A Village Affair is a 1995 British television film based on the 1989 eponymous novel by Joanna Trollope. It was broadcast by ITV on 17 April 1995. The film was directed by Moira Armstrong from a teleplay by Alma Cullen.

==Plot==
Alice and Martin Jordan arrive with their three children to live in the quiet English village of Pitcombe, and all seems to be well at first.
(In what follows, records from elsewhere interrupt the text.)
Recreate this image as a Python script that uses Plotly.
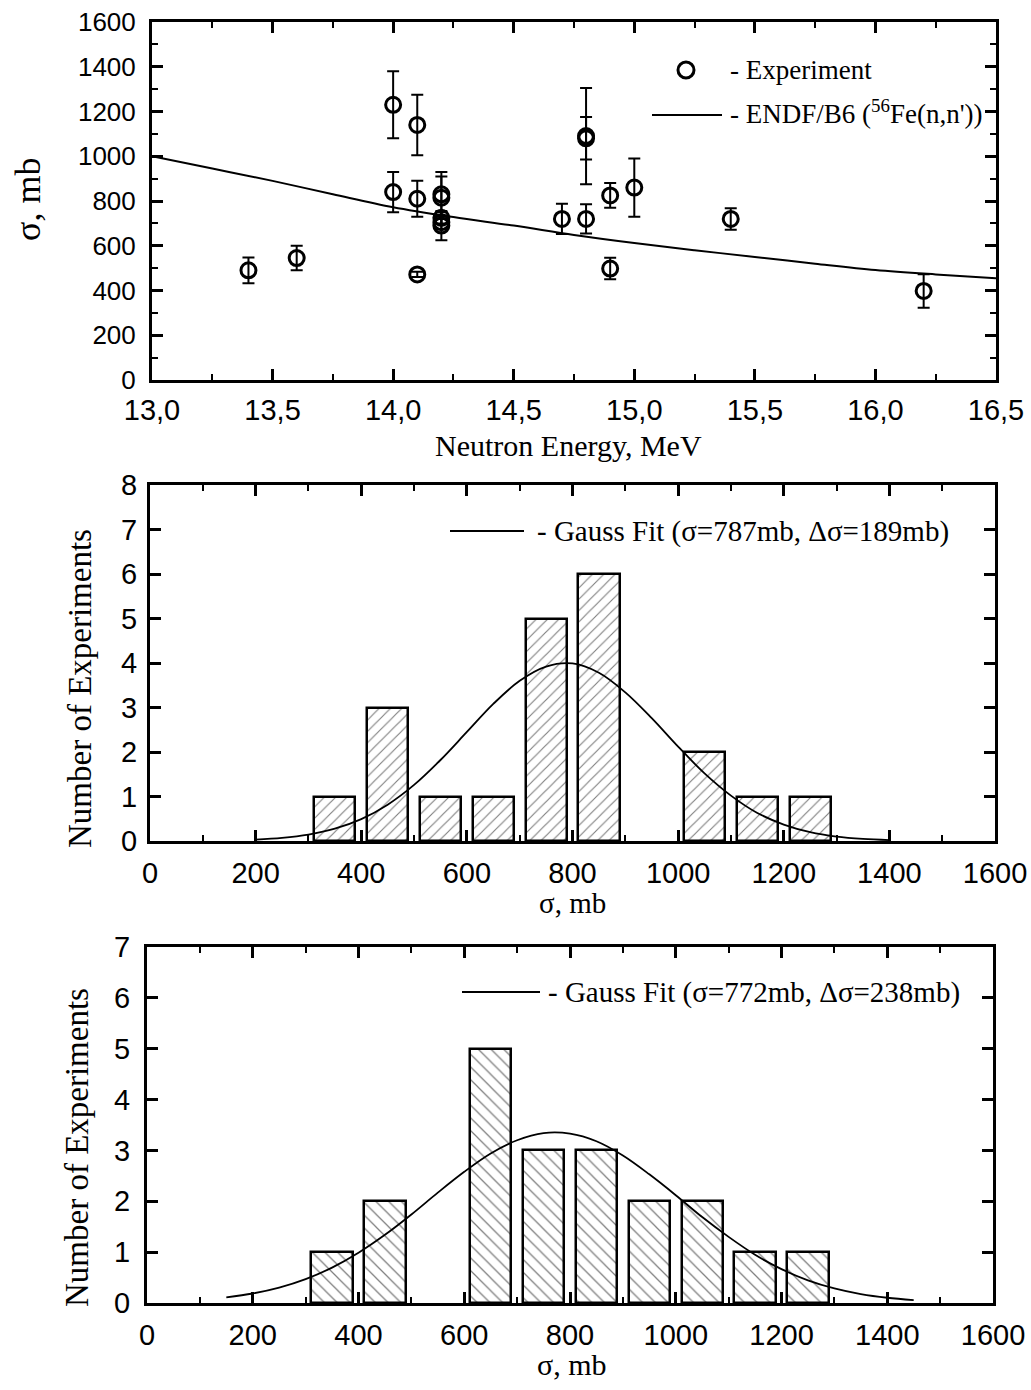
import plotly.graph_objects as go

W, H = 1031, 1390

# ---------------- data: top panel ----------------
exp_energy = [13.4, 13.6, 14.0, 14.0, 14.1, 14.1, 14.1, 14.2, 14.2, 14.2, 14.2, 14.2,
              14.7, 14.8, 14.8, 14.8, 14.9, 14.9, 15.0, 15.4, 16.2]
exp_sigma = [490, 545, 1230, 840, 1140, 810, 472, 830, 815, 725, 705, 690,
             720, 720, 1090, 1080, 825, 498, 860, 720, 398]
exp_err = [58, 55, 150, 90, 135, 80, 12, 100, 95, 25, 30, 65,
           68, 65, 215, 95, 55, 48, 130, 48, 75]

endf_energy = [13.0, 13.25, 13.5, 13.75, 14.0, 14.25, 14.5, 14.75, 15.0, 15.25, 15.5, 15.75, 16.0, 16.25, 16.5]
endf_sigma = [1000, 945, 890, 830, 772, 728, 690, 648, 612, 580, 550, 520, 492, 472, 455]

top_xticks = [13.0, 13.5, 14.0, 14.5, 15.0, 15.5, 16.0, 16.5]
top_xtext = ["13,0", "13,5", "14,0", "14,5", "15,0", "15,5", "16,0", "16,5"]

# ---------------- data: middle histogram ----------------
h1_centers = [350, 450, 550, 650, 750, 850, 950, 1050, 1150, 1250]
h1_counts = [1, 3, 1, 1, 5, 6, 0, 2, 1, 1]
g1_x = [200, 250, 300, 350, 400, 450, 500, 550, 600, 650, 700, 750, 800, 850, 900,
        950, 1000, 1050, 1100, 1150, 1200, 1250, 1300, 1350, 1400]
g1_y = [0.03, 0.07, 0.145, 0.276, 0.49, 0.816, 1.26, 1.82, 2.45, 3.08, 3.60, 3.92, 3.99,
        3.78, 3.34, 2.76, 2.12, 1.52, 1.02, 0.63, 0.37, 0.20, 0.10, 0.047, 0.021]

# ---------------- data: bottom histogram ----------------
h2_centers = [350, 450, 550, 650, 750, 850, 950, 1050, 1150, 1250]
h2_counts = [1, 2, 0, 5, 3, 3, 2, 2, 1, 1]
g2_x = [150, 200, 250, 300, 350, 400, 450, 500, 550, 600, 650, 700, 750, 800, 850, 900,
        950, 1000, 1050, 1100, 1150, 1200, 1250, 1300, 1350, 1400, 1450]
g2_y = [0.11, 0.187, 0.302, 0.469, 0.696, 0.988, 1.34, 1.74, 2.17, 2.58, 2.94, 3.20, 3.34,
        3.33, 3.18, 2.90, 2.53, 2.12, 1.69, 1.30, 0.949, 0.665, 0.446, 0.286, 0.175, 0.103, 0.058]

hist_ticks = [0, 200, 400, 600, 800, 1000, 1200, 1400, 1600]

SANS = "Liberation Sans"
SERIF = "Liberation Serif"


def px_x(p):
    return p / W


def px_y(p):
    return 1 - p / H


def nonzero(xs, ys):
    pairs = [(a, b) for a, b in zip(xs, ys) if b > 0]
    return [p[0] for p in pairs], [p[1] for p in pairs]


fig = go.Figure()

# top panel
fig.add_trace(go.Scatter(
    x=endf_energy, y=endf_sigma, mode="lines", line=dict(color="black", width=2, shape="spline"),
    xaxis="x", yaxis="y", showlegend=False))
fig.add_trace(go.Scatter(
    x=exp_energy, y=exp_sigma, mode="markers",
    marker=dict(symbol="circle-open", size=15, color="black", line=dict(width=3, color="black")),
    error_y=dict(type="data", array=exp_err, visible=True, color="black", thickness=2, width=6),
    xaxis="x", yaxis="y", showlegend=False))

# middle histogram
hx1, hy1 = nonzero(h1_centers, h1_counts)
fig.add_trace(go.Bar(
    x=hx1, y=hy1, width=78,
    marker=dict(color="white", line=dict(color="black", width=2.5),
                pattern=dict(shape="/", fgcolor="black", bgcolor="white", size=8, solidity=0.14)),
    xaxis="x2", yaxis="y2", showlegend=False))
fig.add_trace(go.Scatter(
    x=g1_x, y=g1_y, mode="lines", line=dict(color="black", width=1.8, shape="spline"),
    xaxis="x2", yaxis="y2", showlegend=False))

# bottom histogram
hx2, hy2 = nonzero(h2_centers, h2_counts)
fig.add_trace(go.Bar(
    x=hx2, y=hy2, width=78,
    marker=dict(color="white", line=dict(color="black", width=2.5),
                pattern=dict(shape="\\", fgcolor="black", bgcolor="white", size=9, solidity=0.14)),
    xaxis="x3", yaxis="y3", showlegend=False))
fig.add_trace(go.Scatter(
    x=g2_x, y=g2_y, mode="lines", line=dict(color="black", width=1.8, shape="spline"),
    xaxis="x3", yaxis="y3", showlegend=False))

axis_common = dict(showline=True, linecolor="black", linewidth=3, mirror="ticks",
                   ticks="inside", tickcolor="black", tickwidth=2.5, ticklen=11,
                   showgrid=False, zeroline=False, automargin=False)

fig.update_layout(
    width=W, height=H, margin=dict(l=0, r=0, t=0, b=0, autoexpand=False),
    paper_bgcolor="white", plot_bgcolor="white", bargap=0,
    xaxis=dict(**axis_common, domain=[px_x(152), px_x(996)], range=[13.0, 16.5],
               tickvals=top_xticks, ticktext=top_xtext, anchor="y",
               tickfont=dict(family=SANS, size=29, color="black"), ticklabelstandoff=2,
               minor=dict(ticks="inside", dtick=0.25, ticklen=6, tickwidth=2, tickcolor="black")),
    yaxis=dict(**axis_common, domain=[px_y(380), px_y(22)], range=[0, 1600], dtick=200, anchor="x",
               tickfont=dict(family=SANS, size=26, color="black"), ticklabelstandoff=8,
               minor=dict(ticks="inside", dtick=100, ticklen=6, tickwidth=2, tickcolor="black")),
    xaxis2=dict(**axis_common, domain=[px_x(150), px_x(995)], range=[0, 1600], tickvals=hist_ticks,
                anchor="y2", tickfont=dict(family=SANS, size=29, color="black"), ticklabelstandoff=4,
                minor=dict(ticks="inside", dtick=100, ticklen=6, tickwidth=2, tickcolor="black")),
    yaxis2=dict(**axis_common, domain=[px_y(841), px_y(485)], range=[0, 8], dtick=1, anchor="x2",
                tickfont=dict(family=SANS, size=29, color="black"), ticklabelstandoff=4),
    xaxis3=dict(**axis_common, domain=[px_x(147), px_x(993)], range=[0, 1600], tickvals=hist_ticks,
                anchor="y3", tickfont=dict(family=SANS, size=29, color="black"), ticklabelstandoff=4,
                minor=dict(ticks="inside", dtick=100, ticklen=6, tickwidth=2, tickcolor="black")),
    yaxis3=dict(**axis_common, domain=[px_y(1303), px_y(947)], range=[0, 7], dtick=1, anchor="x3",
                tickfont=dict(family=SANS, size=29, color="black"), ticklabelstandoff=8),
)

annotations = []


def ann(text, x, y, size, angle=0, xanchor="center", family=SERIF):
    annotations.append(dict(text=text, x=px_x(x), y=px_y(y), xref="paper", yref="paper",
                            showarrow=False, textangle=angle, xanchor=xanchor, yanchor="middle",
                            font=dict(family=family, size=size, color="black")))


# axis titles
ann("σ, mb", 28, 200, 36, angle=-90)
ann("Neutron Energy, MeV", 568, 445, 30)
ann("Number of Experiments", 80, 689, 33, angle=-90)
ann("σ, mb", 572, 903, 29)
ann("Number of Experiments", 77, 1148, 33, angle=-90)
ann("σ, mb", 572, 1364, 30)

# legend texts
ann("- Experiment", 728, 70, 27, xanchor="left")
ann("- ENDF/B6 (<sup>56</sup>Fe(n,n'))", 728, 112, 27, xanchor="left")
ann("- Gauss Fit (σ=787mb, Δσ=189mb)", 535, 531, 29, xanchor="left")
ann("- Gauss Fit (σ=772mb, Δσ=238mb)", 546, 992, 29, xanchor="left")

fig.update_layout(annotations=annotations)

shapes = [
    dict(type="line", xref="paper", yref="paper", x0=px_x(652), x1=px_x(722), y0=px_y(115), y1=px_y(115),
         line=dict(color="black", width=2)),
    dict(type="circle", xref="paper", yref="paper", xsizemode="pixel", ysizemode="pixel",
         xanchor=px_x(686), yanchor=px_y(70), x0=-8, x1=8, y0=-8, y1=8,
         line=dict(color="black", width=3)),
    dict(type="line", xref="paper", yref="paper", x0=px_x(450), x1=px_x(524), y0=px_y(531), y1=px_y(531),
         line=dict(color="black", width=1.8)),
    dict(type="line", xref="paper", yref="paper", x0=px_x(462), x1=px_x(540), y0=px_y(992), y1=px_y(992),
         line=dict(color="black", width=1.8)),
]
fig.update_layout(shapes=shapes)

fig.write_html("out.html", config={"displayModeBar": False},
               post_script="document.body.style.margin='0';document.body.style.padding='0';")
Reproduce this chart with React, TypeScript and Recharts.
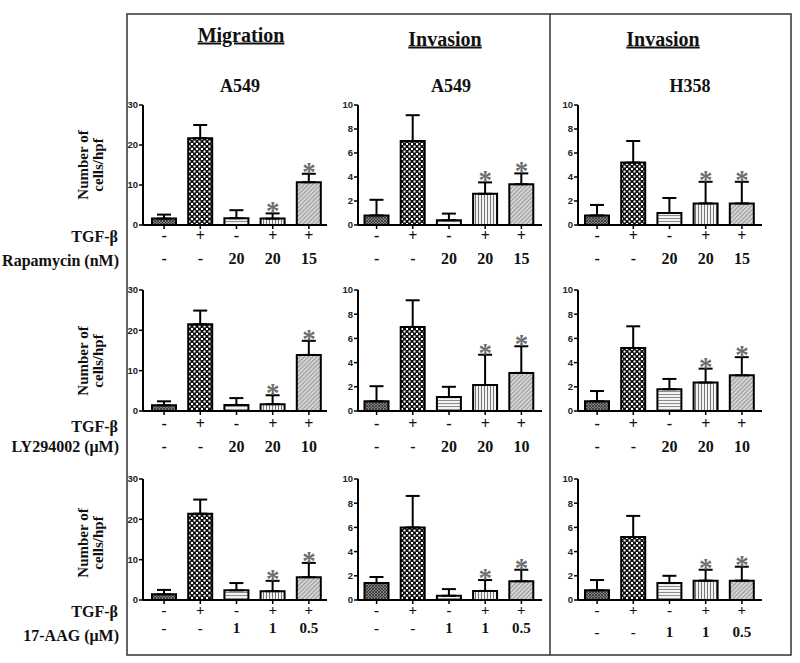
import React from 'react';
import { ComposedChart, Bar, XAxis, YAxis, ErrorBar, Line, Cell } from 'recharts';

// ---------- data ----------
const tgfSigns = ['-', '+', '-', '+', '+'];
const rapamycinDoses = ['-', '-', '20', '20', '15'];
const ly294002Doses = ['-', '-', '20', '20', '10'];
const aagDoses = ['-', '-', '1', '1', '0.5'];
const starFlags = [false, false, false, true, true];

const migRapaMean = [1.6, 21.7, 1.7, 1.6, 10.7];
const migRapaSD = [1.0, 3.3, 2.0, 1.3, 2.1];
const invA549RapaMean = [0.8, 7.0, 0.4, 2.6, 3.4];
const invA549RapaSD = [1.3, 2.15, 0.55, 0.95, 0.9];
const invH358RapaMean = [0.8, 5.2, 1.0, 1.8, 1.8];
const invH358RapaSD = [0.87, 1.8, 1.25, 1.8, 1.8];

const migLyMean = [1.4, 21.5, 1.5, 1.7, 13.9];
const migLySD = [1.0, 3.4, 1.7, 2.2, 3.5];
const invA549LyMean = [0.8, 6.95, 1.15, 2.15, 3.15];
const invA549LySD = [1.25, 2.2, 0.85, 2.5, 2.2];
const invH358LyMean = [0.8, 5.2, 1.8, 2.35, 2.95];
const invH358LySD = [0.85, 1.8, 0.85, 1.15, 1.5];

const migAagMean = [1.4, 21.4, 2.4, 2.2, 5.65];
const migAagSD = [1.1, 3.5, 1.8, 2.55, 3.55];
const invA549AagMean = [1.4, 6.0, 0.35, 0.75, 1.55];
const invA549AagSD = [0.5, 2.6, 0.55, 0.9, 0.95];
const invH358AagMean = [0.8, 5.2, 1.4, 1.6, 1.6];
const invH358AagSD = [0.85, 1.75, 0.6, 0.9, 1.15];

const migTicks = [0, 10, 20, 30];
const invTicks = [0, 2, 4, 6, 8, 10];

const rowLabels = [
  { tgf: 'TGF-β', drug: 'Rapamycin (nM)' },
  { tgf: 'TGF-β', drug: 'LY294002 (μM)' },
  { tgf: 'TGF-β', drug: '17-AAG (μM)' },
];

// ---------- layout ----------
const SERIF = '"Liberation Serif", "Times New Roman", serif';
const SANS = '"Liberation Sans", Arial, sans-serif';
const PATTERNS = ['pDark', 'pChecker', 'pHoriz', 'pVert', 'pDiag'];

const colAxisX = [143, 358, 578];
const colPad = [3, 0.5, 1];
const rowGeom = [
  { top: 105, h: 120, signOff: 16, doseOff: [39, 39, 39], tickFont: 16, tgfY: 242, drugY: 266, labelY: 165 },
  { top: 290, h: 121, signOff: 18, doseOff: [41, 41, 41], tickFont: 16, tgfY: 432, drugY: 452, labelY: 361 },
  { top: 479, h: 121, signOff: 15, doseOff: [33, 33, 37], tickFont: 15, tgfY: 617, drugY: 641, labelY: 543 },
];

const renderStar = (p: any) => {
  if (!p.payload || p.payload.star == null || p.cy == null) return <g key={`s${p.index}`} />;
  return (
    <text key={`s${p.index}`} x={p.cx} y={p.cy + 7} textAnchor="middle" fontSize={27}
      fontWeight="bold" fontFamily={SERIF} fill="#6e6e6e">*</text>
  );
};

function Panel(props: any) {
  const { axisX, plotTop, plotH, means, sds, doses, ticks, yMax, padLeft, signOff, doseOff, tickFont } = props;
  const data = means.map((m: number, i: number) => ({
    cat: 'c' + i,
    value: m,
    err: [0, sds[i]],
    star: starFlags[i] ? m + sds[i] : null,
    tgf: tgfSigns[i],
    dose: doses[i],
  }));
  const axisW = 30, plotW = 184, mTop = 10, xH = 50, mRight = 8;
  const W = axisW + plotW + mRight;
  const H = mTop + plotH + xH;
  const axisY = mTop + plotH;
  const tick = (p: any) => {
    const d = data[p.index];
    if (!d) return <g />;
    return (
      <g>
        <text x={p.x} y={axisY + signOff} textAnchor="middle" fontSize={tickFont} fontWeight="bold"
          fontFamily={SERIF} fill="#111">{d.tgf}</text>
        <text x={p.x} y={axisY + doseOff} textAnchor="middle" fontSize={tickFont} fontWeight="bold"
          fontFamily={SERIF} fill="#111">{d.dose}</text>
      </g>
    );
  };
  return (
    <div style={{ position: 'absolute', left: axisX - axisW, top: plotTop - mTop }}>
      <ComposedChart width={W} height={H} data={data}
        margin={{ top: mTop, right: mRight, bottom: 0, left: 0 }}>
        <XAxis dataKey="cat" height={xH} interval={0}
          padding={{ left: padLeft, right: 3 - padLeft }}
          axisLine={{ stroke: '#000', strokeWidth: 2 }}
          tickLine={{ stroke: '#000', strokeWidth: 1.5 }}
          tickSize={4} tickMargin={0} tick={tick} />
        <YAxis width={axisW} domain={[0, yMax]} ticks={ticks} interval={0}
          axisLine={{ stroke: '#000', strokeWidth: 2 }}
          tickLine={{ stroke: '#000', strokeWidth: 1.5 }}
          tickSize={4} tickMargin={1}
          tick={{ fontSize: 9.5, fontWeight: 'bold', fontFamily: SANS, fill: '#222' }} />
        <Bar dataKey="value" barSize={24} stroke="#000" strokeWidth={2} isAnimationActive={false}>
          {data.map((_: any, i: number) => (
            <Cell key={i} fill={`url(#${PATTERNS[i]})`} />
          ))}
          <ErrorBar dataKey="err" width={7} stroke="#000" strokeWidth={2} direction="y" />
        </Bar>
        <Line dataKey="star" stroke="none" dot={renderStar} activeDot={false}
          isAnimationActive={false} connectNulls={false} />
      </ComposedChart>
    </div>
  );
}

const panelData = [
  [
    { means: migRapaMean, sds: migRapaSD, doses: rapamycinDoses, ticks: migTicks, yMax: 30 },
    { means: invA549RapaMean, sds: invA549RapaSD, doses: rapamycinDoses, ticks: invTicks, yMax: 10 },
    { means: invH358RapaMean, sds: invH358RapaSD, doses: rapamycinDoses, ticks: invTicks, yMax: 10 },
  ],
  [
    { means: migLyMean, sds: migLySD, doses: ly294002Doses, ticks: migTicks, yMax: 30 },
    { means: invA549LyMean, sds: invA549LySD, doses: ly294002Doses, ticks: invTicks, yMax: 10 },
    { means: invH358LyMean, sds: invH358LySD, doses: ly294002Doses, ticks: invTicks, yMax: 10 },
  ],
  [
    { means: migAagMean, sds: migAagSD, doses: aagDoses, ticks: migTicks, yMax: 30 },
    { means: invA549AagMean, sds: invA549AagSD, doses: aagDoses, ticks: invTicks, yMax: 10 },
    { means: invH358AagMean, sds: invH358AagSD, doses: aagDoses, ticks: invTicks, yMax: 10 },
  ],
];

function PatternDefs() {
  return (
    <svg width={0} height={0} style={{ position: 'absolute', left: 0, top: 0 }}>
      <defs>
        <pattern id="pDark" width={3} height={3} patternUnits="userSpaceOnUse">
          <rect width={3} height={3} fill="#808080" />
          <path d="M0,0 L3,3 M3,0 L0,3" stroke="#333" strokeWidth={0.8} />
        </pattern>
        <pattern id="pChecker" width={5} height={5} patternUnits="userSpaceOnUse">
          <rect width={5} height={5} fill="#111" />
          <rect x={0.5} y={0.5} width={2} height={2} fill="#fff" />
          <rect x={3} y={3} width={2} height={2} fill="#fff" />
        </pattern>
        <pattern id="pHoriz" width={4} height={3} patternUnits="userSpaceOnUse">
          <rect width={4} height={3} fill="#f2f2f2" />
          <rect width={4} height={1} fill="#8c8c8c" />
        </pattern>
        <pattern id="pVert" width={3} height={4} patternUnits="userSpaceOnUse">
          <rect width={3} height={4} fill="#f2f2f2" />
          <rect width={1} height={4} fill="#777" />
        </pattern>
        <pattern id="pDiag" width={3} height={3} patternUnits="userSpaceOnUse" patternTransform="rotate(45)">
          <rect width={3} height={3} fill="#d4d4d4" />
          <rect width={1} height={3} fill="#999" />
        </pattern>
      </defs>
    </svg>
  );
}

export default function App() {
  return (
    <div style={{ position: 'absolute', left: 0, top: 0, width: 800, height: 663, background: '#fff', overflow: 'hidden' }}>
      <PatternDefs />
      <svg width={800} height={663} style={{ position: 'absolute', left: 0, top: 0 }}>
        <rect x={127} y={14} width={664} height={641} fill="none" stroke="#333" strokeWidth={1.5} />
        <line x1={550} y1={14} x2={550} y2={655} stroke="#333" strokeWidth={1.5} />
        <text x={241} y={41.5} textAnchor="middle" fontSize={20} fontWeight="bold" fontFamily={SERIF}
          textDecoration="underline" fill="#111">Migration</text>
        <text x={445} y={45.5} textAnchor="middle" fontSize={20} fontWeight="bold" fontFamily={SERIF}
          textDecoration="underline" fill="#111">Invasion</text>
        <text x={663} y={45.5} textAnchor="middle" fontSize={20} fontWeight="bold" fontFamily={SERIF}
          textDecoration="underline" fill="#111">Invasion</text>
        <text x={240} y={92} textAnchor="middle" fontSize={18} fontWeight="bold" fontFamily={SERIF} fill="#111">A549</text>
        <text x={451} y={92} textAnchor="middle" fontSize={18} fontWeight="bold" fontFamily={SERIF} fill="#111">A549</text>
        <text x={690} y={92} textAnchor="middle" fontSize={18} fontWeight="bold" fontFamily={SERIF} fill="#111">H358</text>
        {rowGeom.map((g, r) => (
          <g key={r}>
            <text x={88} y={g.labelY} transform={`rotate(-90, 88, ${g.labelY})`} textAnchor="middle"
              fontSize={15} fontWeight="bold" fontFamily={SERIF} fill="#111">Number of</text>
            <text x={103} y={g.labelY} transform={`rotate(-90, 103, ${g.labelY})`} textAnchor="middle"
              fontSize={15} fontWeight="bold" fontFamily={SERIF} fill="#111">cells/hpf</text>
            <text x={118} y={g.tgfY} textAnchor="end" fontSize={16} fontWeight="bold" fontFamily={SERIF}
              fill="#111">{rowLabels[r].tgf}</text>
            <text x={119} y={g.drugY} textAnchor="end" fontSize={16} fontWeight="bold" fontFamily={SERIF}
              fill="#111">{rowLabels[r].drug}</text>
          </g>
        ))}
      </svg>
      {panelData.map((row, r) =>
        row.map((p, c) => (
          <Panel key={`${r}-${c}`}
            axisX={colAxisX[c]} plotTop={rowGeom[r].top} plotH={rowGeom[r].h}
            means={p.means} sds={p.sds} doses={p.doses} ticks={p.ticks} yMax={p.yMax}
            padLeft={colPad[c]} signOff={rowGeom[r].signOff} doseOff={rowGeom[r].doseOff[c]}
            tickFont={rowGeom[r].tickFont} />
        ))
      )}
    </div>
  );
}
But there is a secret below the surface which begins to emerge after Alice meets Clodagh Unwin, the daughter of local landowner Sir Ralph Unwin.

==Cast==
- Sophie Ward as Alice Jordan
- Kerry Fox as Clodagh Unwin
- Nathaniel Parker as Martin Jordan
- Jeremy Northam as Anthony Jordan
- Michael Gough as Sir Ralph Unwin
- Claire Bloom as Cecily Jordan
- Barbara Jefford as Lady Unwin
- Peter Jeffrey as Peter Morris
- Rosalie Crutchley as Lettice Deverel
- Philip Voss as Richard Jordan
- Heather Canning as Elizabeth Meadows

Keira Knightley appeared in the role of Alice's daughter, Natasha Jordan.

==Home media==
A Village Affair was released on VHS in Europe by Odyssey Video Ltd. on 28 September 1997. The DVD was released by Odyssey on 30 June 2003.

The North American region DVD was released by Acorn Media on 26 May 2009.